AllMusic editor John Lucas rated the album three and a half out of five stars. He noted that the "majority of You, Me & Us is made up of mid-tempo ballads which seem custom-made for adult contemporary radio. This sound is a good fit for McCutcheon, playing on her girl next door appeal and placing her alongside her idols Barbra Streisand and Celine Dion. Fans of those artists will certainly find much to enjoy here." Lucas concluded: "If nothing on the record particularly excites, there's nothing which will have you reaching for the skip button either."

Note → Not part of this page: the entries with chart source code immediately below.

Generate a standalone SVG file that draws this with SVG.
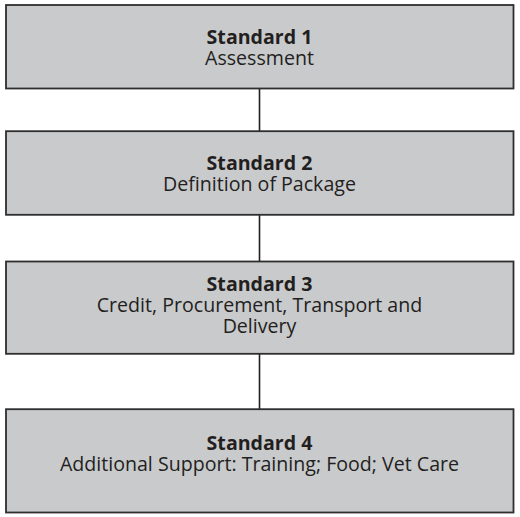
<svg xmlns="http://www.w3.org/2000/svg" width="520" height="517" viewBox="0 0 520 517">
<style>
.box{fill:#c9cacc;stroke:#2e2e2e;stroke-width:1.8}
.t{font-family:"Open Sans","Noto Sans","Liberation Sans",sans-serif;font-size:19.6px;fill:#231f20;text-anchor:middle}
.b{font-weight:bold}
.c{stroke:#231f20;stroke-width:1.6;fill:none}
</style>
<rect width="520" height="517" fill="#ffffff"/>
<g id="connectors">
<line class="c" x1="259.5" y1="88.5" x2="259.5" y2="131.2"/>
<line class="c" x1="259.5" y1="214.8" x2="259.5" y2="261.5"/>
<line class="c" x1="259.5" y1="353.8" x2="259.5" y2="409.2"/>
</g>
<g id="standard1">
<rect class="box" x="6" y="5" width="507.5" height="83.5"/>
<text class="t b" x="259.5" y="43.7">Standard 1</text>
<text class="t" x="259.5" y="64.8">Assessment</text>
</g>
<g id="standard2">
<rect class="box" x="6" y="131.2" width="507.5" height="83.6"/>
<text class="t b" x="259.5" y="170.1">Standard 2</text>
<text class="t" x="259.5" y="191.2">Definition of Package</text>
</g>
<g id="standard3">
<rect class="box" x="6" y="261.5" width="507.5" height="92.3"/>
<text class="t b" x="259.5" y="291.1">Standard 3</text>
<text class="t" x="259.5" y="312.2">Credit, Procurement, Transport and</text>
<text class="t" x="259.5" y="333.3">Delivery</text>
</g>
<g id="standard4">
<rect class="box" x="6" y="409.2" width="507.5" height="103.3"/>
<text class="t b" x="259.5" y="449.8">Standard 4</text>
<text class="t" x="259.5" y="470.9">Additional Support: Training; Food; Vet Care</text>
</g>
</svg>
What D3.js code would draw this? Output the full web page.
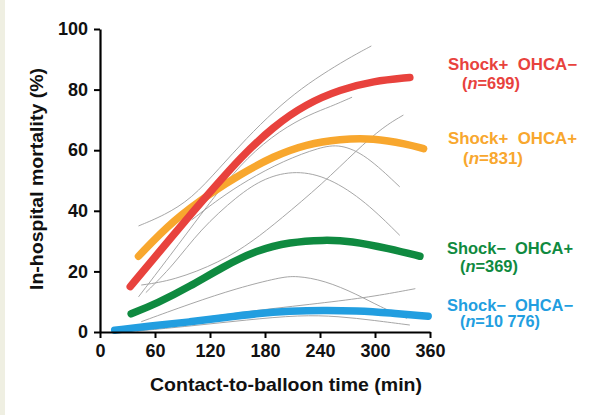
<!DOCTYPE html>
<html><head><meta charset="utf-8">
<script src="https://cdn.jsdelivr.net/npm/d3@7"></script>
<style>
html,body{margin:0;padding:0;background:#fff;}
svg{display:block;font-family:"Liberation Sans",Arial,Helvetica,sans-serif;font-weight:bold;}
</style></head>
<body>
<svg id="chart" width="593" height="415"></svg>
<script>
// ---- data (x = contact-to-balloon time, min; y = in-hospital mortality, %) ----
const xTicks = [0, 60, 120, 180, 240, 300, 360];
const yTicks = [0, 20, 40, 60, 80, 100];

const groupNames = ["Shock+  OHCA−", "Shock+  OHCA+", "Shock−  OHCA+", "Shock−  OHCA−"];
const groupN = ["699", "831", "369", "10 776"];
const groupColors = ["#e8423d", "#f8a72e", "#0f8a40", "#229ee0"];

const redX = [33, 62, 98, 124, 153, 189, 225, 262, 298, 338];
const redY = [15, 25.5, 38.5, 47.5, 57.5, 67.8, 75.3, 80, 82.8, 84];
const orangeX = [42, 80, 124, 153, 189, 225, 262, 298, 335, 353];
const orangeY = [25, 37, 46.5, 52, 58, 62, 63.7, 64, 62, 60.5];
const greenX = [34, 62, 98, 134, 171, 207, 244, 273, 316, 349];
const greenY = [6, 9.4, 15, 21.5, 27, 29.7, 30.4, 30.1, 27.5, 25];
const blueX = [16, 62, 98, 134, 171, 207, 244, 280, 316, 358];
const blueY = [0.6, 2.2, 3.3, 4.7, 6.1, 6.9, 7.2, 7.0, 6.3, 5.2];

// thin grey confidence bands
const ci1X = [42, 70, 100, 130, 160, 190, 220, 250, 275, 296];
const ci1Y = [35, 38.5, 44, 54, 64, 73, 80.5, 86.5, 91, 94.4];
const ci2X = [42, 76, 113, 131, 160, 196, 230, 251, 275];
const ci2Y = [11.6, 25, 40, 47, 57.5, 66.5, 72, 74.3, 77.5];
const ci3X = [45, 80, 131, 167, 196, 243, 280, 309, 331];
const ci3Y = [15.5, 17, 23, 30, 37, 49, 60, 67.7, 71.6];
const ci4X = [50, 80, 109, 150, 180, 214, 250, 290, 327];
const ci4Y = [13, 22, 33.7, 45, 51, 53.4, 51, 43, 31.9];
const ci5X = [100, 130, 160, 200, 240, 262, 290, 327];
const ci5Y = [37, 44, 50, 56.5, 61, 62, 58.5, 47.9];
const ci6X = [45, 100, 150, 196, 214, 245, 280, 305, 335];
const ci6Y = [3.4, 9.5, 14.5, 18, 18.6, 17, 12.5, 8.4, 4.5];
const ci7X = [40, 100, 171, 250, 300, 344];
const ci7Y = [2, 4.2, 7.2, 9.8, 11.8, 14.3];
const ci8X = [40, 100, 160, 218, 260, 300, 338];
const ci8Y = [0.3, 2, 4, 5.6, 5.2, 3.8, 2.3];

const zip = (xs, ys) => xs.map((d, i) => [d, ys[i]]);
const mainSeries = [zip(redX, redY), zip(orangeX, orangeY), zip(greenX, greenY), zip(blueX, blueY)];
const ciSeries = [zip(ci1X, ci1Y), zip(ci2X, ci2Y), zip(ci3X, ci3Y), zip(ci4X, ci4Y),
                  zip(ci5X, ci5Y), zip(ci6X, ci6Y), zip(ci7X, ci7Y), zip(ci8X, ci8Y)];

// ---- drawing ----
const svg = d3.select("#chart");
svg.append("rect").attr("x", 0).attr("y", 0).attr("width", 5).attr("height", 415).attr("fill", "#efefe2");

const x = d3.scaleLinear().domain([0, 360]).range([100, 430]);
const y = d3.scaleLinear().domain([0, 100]).range([332, 29]);

const line = d3.line().x(d => x(d[0])).y(d => y(d[1])).curve(d3.curveBasis);

svg.append("g").selectAll("path").data(ciSeries).join("path")
  .attr("d", line).attr("fill", "none").attr("stroke", "#9c9c9c").attr("stroke-width", 0.9);

// draw order: blue, green, orange, red on top
const order = [3, 2, 1, 0];
svg.append("g").selectAll("path").data(order).join("path")
  .attr("d", i => line(mainSeries[i])).attr("fill", "none")
  .attr("stroke", i => groupColors[i]).attr("stroke-width", 7.5)
  .attr("stroke-linecap", "round");

// axes
const xAxis = svg.append("g").attr("transform", `translate(0,${y(0)})`)
  .call(d3.axisBottom(x).tickValues(xTicks).tickSize(6).tickSizeOuter(0).tickPadding(6));
const yAxis = svg.append("g").attr("transform", `translate(${x(0)},0)`)
  .call(d3.axisLeft(y).tickValues(yTicks).tickSize(6).tickSizeOuter(0).tickPadding(6));
[xAxis, yAxis].forEach(g => {
  g.selectAll(".domain").attr("stroke", "#000").attr("stroke-width", 2.2);
  g.selectAll(".tick line").attr("stroke", "#000").attr("stroke-width", 2);
  g.selectAll(".tick text").attr("fill", "#111").style("font-size", "18px").style("font-weight", "bold")
    .style("font-family", '"Liberation Sans",Arial,sans-serif');
});

// axis titles
svg.append("text").attr("x", 286).attr("y", 391).attr("text-anchor", "middle")
  .attr("textLength", 272).attr("lengthAdjust", "spacingAndGlyphs")
  .style("font-size", "19px").attr("fill", "#111").text("Contact-to-balloon time (min)");
svg.append("text").attr("transform", "translate(43,179) rotate(-90)").attr("text-anchor", "middle")
  .attr("textLength", 222).attr("lengthAdjust", "spacingAndGlyphs")
  .style("font-size", "18px").attr("fill", "#111").text("In-hospital mortality (%)");

// legend labels
const labelPos = [
  {x1: 448, y1: 70, w1: 129, x2: 462, y2: 89, w2: 58},
  {x1: 448, y1: 144, w1: 129, x2: 463, y2: 164, w2: 60},
  {x1: 447, y1: 254, w1: 126, x2: 460, y2: 271.5, w2: 58},
  {x1: 447, y1: 310.5, w1: 126, x2: 460, y2: 327, w2: 80}
];
groupNames.forEach((name, i) => {
  const p = labelPos[i];
  svg.append("text").attr("x", p.x1).attr("y", p.y1).attr("fill", groupColors[i])
    .attr("textLength", p.w1).attr("lengthAdjust", "spacingAndGlyphs")
    .attr("xml:space", "preserve").style("white-space", "pre")
    .style("font-size", "16px").text(name);
  const t = svg.append("text").attr("x", p.x2).attr("y", p.y2).attr("fill", groupColors[i])
    .attr("textLength", p.w2).attr("lengthAdjust", "spacingAndGlyphs")
    .style("font-size", "16px");
  t.append("tspan").text("(");
  t.append("tspan").style("font-style", "italic").text("n");
  t.append("tspan").text("=" + groupN[i] + ")");
});
</script>
</body></html>
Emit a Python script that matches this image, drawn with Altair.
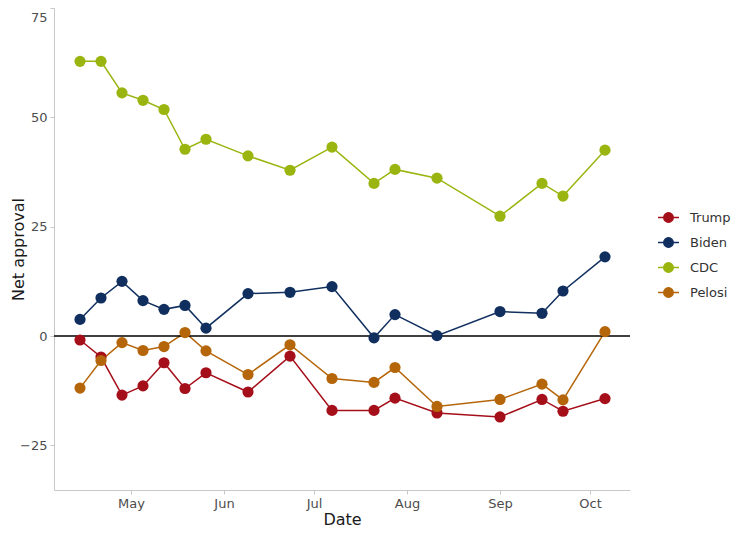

NME found that the album was "drenched in the usual emotional troths one would expect from a young woman whose favourite singers are Barbra Streisand and Luther Vandross [...] This is, then, an immensely reassuring album. Just as Tiffany was never heard to mention she fancied going to Bowlie, so Martine never once pretends that there's always been an Alanis element to her music." Writing for The Independent, Tim Perry called You, Me & Us a "competent, well-produced album," on which Martine McCutcheon "sings well on Crystal Gayle's "Talking in Your Sleep" and tackles show tunes and wispy indie songs well too. Mind you, if she hadn't been Tiffany this album would sell in the hundreds rather than tens of thousands."

Professional ratings
Review scores
| Source | Rating |
| AllMusic | Star Half star |
| The Independent | Star |
| MTV Asia | 8/10 |
| NME | 6/10 |

==Commercial performance==
You Me & Us debuted and peaked at number two on the UK Albums Chart in the week ending 18 September 1999.
A steady seller, it was certified both silver and gold by the British Phonographic Industry (BPI) on 10 September 1999 and reached platinum status on 5 November. The Official Charts Company (OCC) ranked it 25h on its 1999 year-end list.

== Track listing ==
All tracks produced by Tony Moran.

You Me & Us track listing
| No. | Title | Writer(s) | Length |
|---|---|---|---|
| 1. | "Perfect Moment" | Wendy Page; Jim Marr; | 3:46 |
| 2. | "Falling Apart" | Martine McCutcheon; Jason Hazeley; Ben Parker; | 4:31 |
| 3. | "I've Got You" | Jon Wolfson; Kara DioGuardi; Tony Coluccio; Tony Moran; | 3:42 |
| 4. | "Talking in Your Sleep" | Bobby Wood; Roger Cook; | 4:35 |
| 5. | "Secret Garden" | Matt Goss; Nona Hendryx; | 4:46 |
| 6. | "Rainy Days" | Albert Melendez; Kara DioGuardi; Moran; | 4:27 |
| 7. | "You, Me & Us" | McCutcheon; Hazeley; Parker; | 4:24 |
| 8. | "First Time (I Fell in Love)" | Gordon Chambers; Phil Galdston; | 4:03 |
| 9. | "Love Me" | Barry Gibb; Robin Gibb; | 3:44 |
| 10. | "If Only" | McCutcheon; Hazeley; Parker; | 3:47 |
| 11. | "Tremble" | McCutcheon; Hazeley; Parker; | 4:59 |
| 12. | "Maybe This Time" | Fred Ebb; John Kander; | 2:55 |
| Total length: |  |  | 50:57 |

==Charts==

===Weekly charts===

Weekly performance for You Me & Us
| Chart (1999–2000) | Peak position |
|---|---|
| Irish Albums (IRMA) | 14 |
| New Zealand Albums (RMNZ) | 42 |
| Scottish Albums (OCC) | 5 |
| UK Albums (OCC) | 2 |

===Year-end charts===

Year-end performance for You Me & Us
| Chart (1999) | Position |
|---|---|
| UK Albums (OCC) | 25 |

==Certifications==

Certifications for You Me & Us
| Region | Certification | Certified units/sales |
| United Kingdom (BPI) | Platinum | 300,000^{^} |
^{^} Shipments figures based on certification alone.